@booandbumpp
I don’t think there’s a good answer here. However, around 1m under 60s were advised to shield. Over 60s were over represented in the shielding population and as the majority of over 60s don’t work it would be relatively easy to protect them.
The c1m under 60s are more difficult. Around two thirds of the work force worked from home in April. So probably a majority of shielded people and their households could have worked from home particularly if they were prioritised for it. Some would have been furloughed so presumably they weren’t key to the functioning of society. Some shielded people will be living alone (and although they may need to work presumably they didn’t from March to August this year anyway). That leaves a significant number of households with a shielded person where at least one person needed to go to work in person but I think we’re looking at max 200-300k. Some but not all of those will have jobs which are critical to society.
I’d suggest that what we should have done is a furlough for households where someone was advised to shield (if people can’t work from home) and maternity leave style protection of employment until people are released from shielding).
These figures are rough but mostly based on ons stats.
This would have meant losing some additional critical key workers from the workforce for a time (but we lost those shielding from the workforce anyway for months). You might have been able to mitigate the effect of this in some sectors e.g wife of shielded person is a doctor.
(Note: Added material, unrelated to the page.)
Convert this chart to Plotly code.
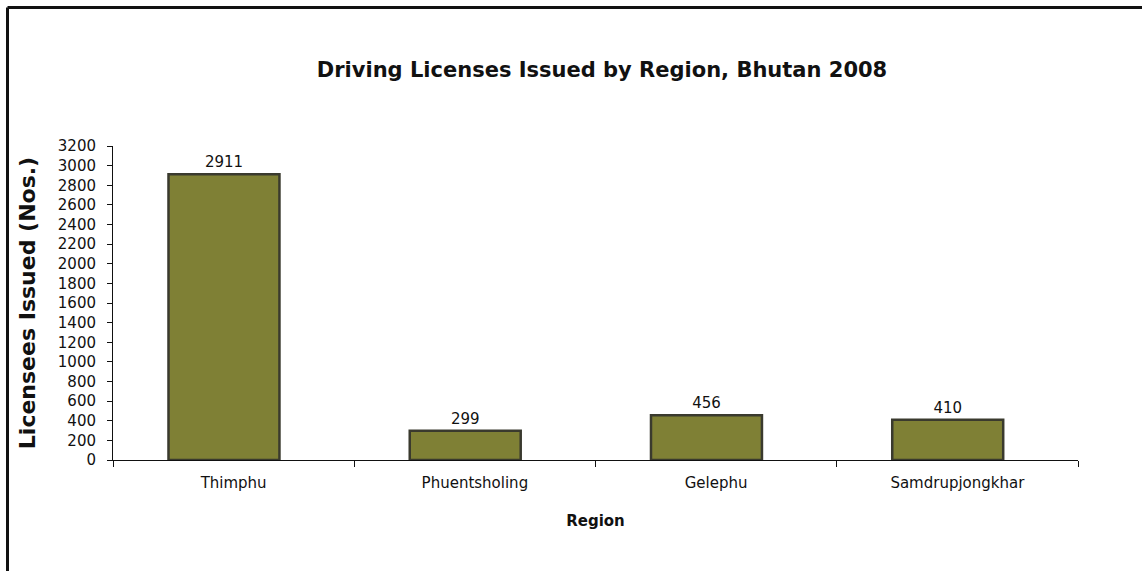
import plotly.graph_objects as go

regions = ['Thimphu', 'Phuentsholing', 'Gelephu', 'Samdrupjongkhar']
licenses = [2911, 299, 456, 410]
y_ticks = list(range(0, 3201, 200))

W, H = 1142, 571
ML, MR, MT, MB = 113, 64, 146, 111
pw, ph = W - ML - MR, H - MT - MB

fig = go.Figure()

fig.add_trace(go.Bar(
    x=regions,
    y=licenses,
    width=0.46,
    offset=-0.27,
    marker=dict(color='#7f8035', line=dict(color='#3a3a2e', width=2.5)),
    text=[str(v) for v in licenses],
    textposition='outside',
    textfont=dict(family='DejaVu Sans', size=15, color='#111111'),
    cliponaxis=False,
))

# frame line along top and left of the image
fx = (7.5 - ML) / pw
fy = 1 + (MT - 7.5) / ph
fig.add_shape(type='line', xref='paper', yref='paper', x0=fx, x1=2, y0=fy, y1=fy,
              line=dict(color='#111111', width=3))
fig.add_shape(type='line', xref='paper', yref='paper', x0=fx, x1=fx, y0=fy, y1=-2,
              line=dict(color='#111111', width=3))

fig.update_layout(
    width=W, height=H,
    margin=dict(l=ML, r=MR, t=MT, b=MB),
    paper_bgcolor='white',
    plot_bgcolor='white',
    showlegend=False,
    font=dict(family='DejaVu Sans', size=15, color='#111111'),
    title=dict(text='<b>Driving Licenses Issued by Region, Bhutan 2008</b>',
               xref='paper', x=(602 - ML) / pw, xanchor='center',
               y=1 - 70 / H, yanchor='middle',
               font=dict(family='DejaVu Sans', size=21, color='#111111')),
    xaxis=dict(
        title=dict(text='<b>Region</b>', standoff=24,
                   font=dict(family='DejaVu Sans', size=15)),
        showline=True, linecolor='#111111', linewidth=1,
        ticks='outside', tickson='boundaries', ticklen=6, tickcolor='#111111',
        ticklabelstandoff=9,
        tickfont=dict(size=15), showgrid=False, automargin=False,
    ),
    yaxis=dict(
        title=dict(text='<b>Licensees Issued (Nos.)</b>', standoff=16,
                   font=dict(family='DejaVu Sans', size=22)),
        range=[0, 3200], tickvals=y_ticks,
        showline=True, linecolor='#111111', linewidth=1,
        ticks='outside', ticklen=5, tickcolor='#111111',
        ticklabelstandoff=8,
        tickfont=dict(size=15), showgrid=False, zeroline=False, automargin=False,
    ),
)

# drop the browser's default body margin so the figure sits at the page corner
fig.write_html('out.html', config={'displayModeBar': False},
               post_script="document.body.style.margin = '0';")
Wife asked to continue working throughout but offered some combination of regular testing, lower risk work e.g providing care to shielded, enhanced payment to cover separate accommodation if desired.
That isn’t a perfect system and in honesty would probably have resulted in more vulnerable people being infected but, as I see it, the alternative is millions in long term unemployment which shortens lives and no money for public spending plus on off lockdowns for over a year which doesn’t solve the underlying problem.
It’s not that I think that shielding the vulnerable is a great approach so much as that the alternative which we are doing is worse.
Usually we value one quality adjusted life year at around c. £60k in the Uk. For covid we are spending much much more than that to save a year of life and probably shortening many other lives in the process. It sounds sociopathic to think of lives in monetary terms but we have always done it and when resources are limited you have to.
If cases really did double every 7 days we would have hit some level of herd immunity very quickly from a starting point of 100k a day. I suspect we wouldn’t have seen that level of growth for very long though as even worst hit countries haven’t.